### DATA LINES
****************

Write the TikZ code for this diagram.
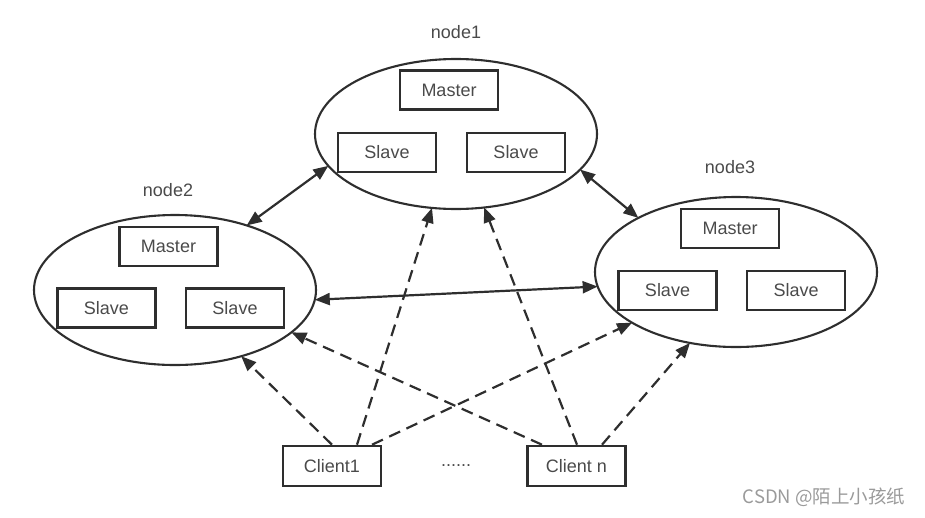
\documentclass[tikz,border=0pt]{standalone}
\usepackage{fontspec}
\setmainfont{Liberation Sans}
\newfontfamily\cjkfont{Noto Sans CJK SC}
\usetikzlibrary{shapes.geometric,arrows.meta}
\definecolor{ink}{HTML}{2E2E2E}
\definecolor{txt}{HTML}{4A4A4A}
\definecolor{wm}{HTML}{9A9A9A}
\begin{document}
\begin{tikzpicture}[x=1pt,y=-1pt,
  cluster/.style={ellipse,draw=ink,line width=2.1pt,minimum width=282pt,minimum height=150pt,inner sep=0pt,outer sep=0pt},
  box/.style={draw=ink,line width=2.6pt,minimum width=98pt,minimum height=39pt,inner sep=0pt,text=txt,font=\fontsize{18}{21}\selectfont},
  lbl/.style={text=txt,font=\fontsize{18}{21}\selectfont},
  both/.style={ink,line width=2.2pt,{Triangle[length=15pt,width=12pt]}-{Triangle[length=15pt,width=12pt]}},
  dasharrow/.style={ink,line width=2.2pt,dash pattern=on 12pt off 7pt,-{Triangle[length=15pt,width=12pt]}}
]
\useasboundingbox (0,0) rectangle (925,517);

% clusters
\node[cluster] (n1) at (456,134) {};
\node[cluster] (n2) at (175,290) {};
\node[cluster] (n3) at (736,272) {};

\node[lbl] (l1) at (456,32) {node1};
\node[lbl] (l2) at (168,190) {node2};
\node[lbl] (l3) at (730,167) {node3};

% node1 boxes
\node[box] (m1) at (449,90) {Master};
\node[box] (s1a) at (387,152.5) {Slave};
\node[box] (s1b) at (516,152.5) {Slave};
% node2 boxes
\node[box] (m2) at (168.5,246.5) {Master};
\node[box] (s2a) at (106.5,308) {Slave};
\node[box] (s2b) at (235,308) {Slave};
% node3 boxes
\node[box] (m3) at (730,228.5) {Master};
\node[box] (s3a) at (667.5,290.5) {Slave};
\node[box] (s3b) at (796,290.5) {Slave};

% clients
\node[box,minimum height=40pt] (c1) at (332,466) {Client1};
\node[box,minimum height=40pt] (cn) at (576.5,466) {Client n};
\node[lbl] (dots) at (456,466) {......};

% solid links
\draw[both] (n2.42) -- (n1.194.5);
\draw[both] (n1.344) -- (n3.151.5);
\draw[both] (n2.356) -- (n3.186);

% client coordinates
\coordinate (c1a) at ([xshift=0pt]c1.north);
\coordinate (c1b) at ([xshift=25pt]c1.north);
\coordinate (c1c) at ([xshift=40pt]c1.north);
\coordinate (cna) at ([xshift=-34.5pt]cn.north);
\coordinate (cnb) at ([xshift=0.5pt]cn.north);
\coordinate (cnc) at ([xshift=25.5pt]cn.north);

% dashed links
\draw[dasharrow] (c1a) -- (n2.315);
\draw[dasharrow] (c1b) -- (n1.252.3);
\draw[dasharrow] (c1c) -- (n3.206.6);
\draw[dasharrow] (cna) -- (n2.340.6);
\draw[dasharrow] (cnb) -- (n1.291.1);
\draw[dasharrow] (cnc) -- (n3.237.8);

% watermark
\node[text=wm,font=\cjkfont\fontsize{18.5}{21}\selectfont] (wmk) at (824,497) {CSDN @陌上小孩纸};
\end{tikzpicture}
\end{document}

****************

### GOAL OF THE EXERCISE
Without the pictures, transcribe the listing above exactly.

### PROBLEM SOLUTION
Write the TikZ code for this diagram.
\documentclass[tikz,border=0pt]{standalone}
\usepackage{fontspec}
\setmainfont{Liberation Sans}
\newfontfamily\cjkfont{Noto Sans CJK SC}
\usetikzlibrary{shapes.geometric,arrows.meta}
\definecolor{ink}{HTML}{2E2E2E}
\definecolor{txt}{HTML}{4A4A4A}
\definecolor{wm}{HTML}{9A9A9A}
\begin{document}
\begin{tikzpicture}[x=1pt,y=-1pt,
  cluster/.style={ellipse,draw=ink,line width=2.1pt,minimum width=282pt,minimum height=150pt,inner sep=0pt,outer sep=0pt},
  box/.style={draw=ink,line width=2.6pt,minimum width=98pt,minimum height=39pt,inner sep=0pt,text=txt,font=\fontsize{18}{21}\selectfont},
  lbl/.style={text=txt,font=\fontsize{18}{21}\selectfont},
  both/.style={ink,line width=2.2pt,{Triangle[length=15pt,width=12pt]}-{Triangle[length=15pt,width=12pt]}},
  dasharrow/.style={ink,line width=2.2pt,dash pattern=on 12pt off 7pt,-{Triangle[length=15pt,width=12pt]}}
]
\useasboundingbox (0,0) rectangle (925,517);

% clusters
\node[cluster] (n1) at (456,134) {};
\node[cluster] (n2) at (175,290) {};
\node[cluster] (n3) at (736,272) {};

\node[lbl] (l1) at (456,32) {node1};
\node[lbl] (l2) at (168,190) {node2};
\node[lbl] (l3) at (730,167) {node3};

% node1 boxes
\node[box] (m1) at (449,90) {Master};
\node[box] (s1a) at (387,152.5) {Slave};
\node[box] (s1b) at (516,152.5) {Slave};
% node2 boxes
\node[box] (m2) at (168.5,246.5) {Master};
\node[box] (s2a) at (106.5,308) {Slave};
\node[box] (s2b) at (235,308) {Slave};
% node3 boxes
\node[box] (m3) at (730,228.5) {Master};
\node[box] (s3a) at (667.5,290.5) {Slave};
\node[box] (s3b) at (796,290.5) {Slave};

% clients
\node[box,minimum height=40pt] (c1) at (332,466) {Client1};
\node[box,minimum height=40pt] (cn) at (576.5,466) {Client n};
\node[lbl] (dots) at (456,466) {......};

% solid links
\draw[both] (n2.42) -- (n1.194.5);
\draw[both] (n1.344) -- (n3.151.5);
\draw[both] (n2.356) -- (n3.186);

% client coordinates
\coordinate (c1a) at ([xshift=0pt]c1.north);
\coordinate (c1b) at ([xshift=25pt]c1.north);
\coordinate (c1c) at ([xshift=40pt]c1.north);
\coordinate (cna) at ([xshift=-34.5pt]cn.north);
\coordinate (cnb) at ([xshift=0.5pt]cn.north);
\coordinate (cnc) at ([xshift=25.5pt]cn.north);

% dashed links
\draw[dasharrow] (c1a) -- (n2.315);
\draw[dasharrow] (c1b) -- (n1.252.3);
\draw[dasharrow] (c1c) -- (n3.206.6);
\draw[dasharrow] (cna) -- (n2.340.6);
\draw[dasharrow] (cnb) -- (n1.291.1);
\draw[dasharrow] (cnc) -- (n3.237.8);

% watermark
\node[text=wm,font=\cjkfont\fontsize{18.5}{21}\selectfont] (wmk) at (824,497) {CSDN @陌上小孩纸};
\end{tikzpicture}
\end{document}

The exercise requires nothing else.